I browsed my bookshelves looking for a sign, something that would inspire me to make the right decision. I came across Isabel Allende’s Paula, a book she began writing while her daughter was in a coma and finished after Paula died. I pulled the book down to examine it again. I’ve read it many times. It is a book mired in sadness, but it is also a book about the joy of living. One reviewer described it as “beautiful and heart-rending…Memoir, autobiography, epicedium, perhaps even some fiction: they are all here, and they are all quite wonderful.” For me, the book was like a grief potion: as soon as I opened it, familiar waves of loss came streaming out of the bottle. I sat curled up in my favourite armchair, lost in the narrative and sighing at Allende’s prose, and realised this was a format I wanted to explore. It reflected something I wrote in my MA application, and somehow I’d forgotten: I want to document my daughter's story and help others understand and deal with grief and loss; I would like to help others avoid feeling, as I did, like an undignified, invisible, stupid human being. Then I wrote to Isabel Allende in bold sorrow and told her I was going to write a memoir.

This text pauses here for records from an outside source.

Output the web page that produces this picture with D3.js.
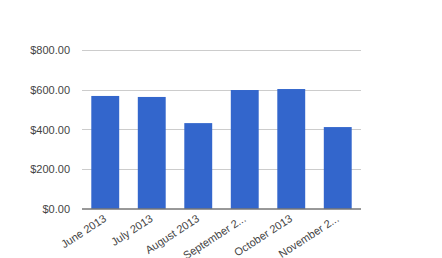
<!DOCTYPE html>
<meta charset="utf-8">
<script src="https://d3js.org/d3.v7.min.js"></script>
<style>
  body { margin: 0; background: #fff; }
  text { font-family: Arial, "Liberation Sans", sans-serif; font-size: 11px; fill: #444; }
</style>
<body></body>
<script>

var months = ["June 2013", "July 2013", "August 2013", "September 2013", "October 2013", "November 2013"];
var monthLabels = ["June 2013", "July 2013", "August 2013", "September 2...", "October 2013", "November 2..."];
var amounts = [568, 563, 431, 598, 603, 411];
var yTicks = [0, 200, 400, 600, 800];

var margin = {left: 82, right: 81, top: 50, bottom: 49.5};
var width = 442 - margin.left - margin.right;
var height = 258 - margin.top - margin.bottom;

var svg = d3.select("body").append("svg")
  .attr("width", 442)
  .attr("height", 258)
  .append("g")
  .attr("transform", `translate(${margin.left},${margin.top})`);

var xScale = d3.scaleBand()
  .domain(months)
  .range([0, width])
  .paddingInner(0.4)
  .paddingOuter(0.2);

var yScale = d3.scaleLinear()
  .domain([0, 800])
  .range([height, 0]);

var fmt = d3.format("$,.2f");

// gridlines
svg.selectAll(".grid")
  .data(yTicks.filter(d => d > 0))
  .enter().append("line")
  .attr("x1", 0)
  .attr("x2", width)
  .attr("y1", d => Math.round(yScale(d)) + 0.5)
  .attr("y2", d => Math.round(yScale(d)) + 0.5)
  .style("stroke", "#cccccc");

var yAxis = d3.axisLeft(yScale).tickValues(yTicks).tickFormat(fmt).tickSize(0).tickPadding(12);
var yAxisGroup = svg.append("g").call(yAxis);
yAxisGroup.select(".domain").remove();
yAxisGroup.selectAll("text").style("fill", "#444").attr("dy", "0.35em");

svg.selectAll(".bar")
  .data(amounts)
  .enter().append("rect")
  .attr("class", "bar")
  .attr("x", (d, i) => xScale(months[i]))
  .attr("y", d => yScale(d))
  .attr("width", xScale.bandwidth())
  .attr("height", d => height - yScale(d))
  .style("fill", "#3366cc");

var xAxis = d3.axisBottom(xScale).tickSize(0).tickFormat((d, i) => monthLabels[i]);
var xAxisGroup = svg.append("g")
  .attr("transform", `translate(0,${height})`)
  .call(xAxis);
xAxisGroup.select(".domain")
  .attr("d", `M0,0.5H${width}`)
  .style("stroke", "#333");
xAxisGroup.selectAll("text")
  .style("fill", "#444")
  .style("text-anchor", "end")
  .attr("dy", null)
  .attr("y", 0)
  .attr("transform", "translate(2,12) rotate(-33)");

</script>
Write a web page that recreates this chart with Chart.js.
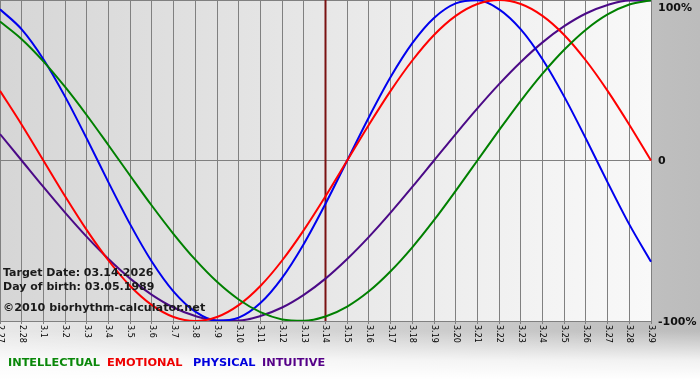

To my astonishment, Isabel wrote back, not just to tell me she was sorry about Maia’s death, but also to offer some advice. Could I have received a clearer sign? I don’t think so. I am finally going to get my words down on paper, although I am well aware that the hardest part is yet to come: I’ve got to start looking the facts in the eye again. Isabel told me this: “Writing a memoir about loss is like going into a cavern with a candle, illuminating every corner slowly, finding your way in the darkness.” I haven’t gone into the cavern yet, but I’m glad to have found the candle.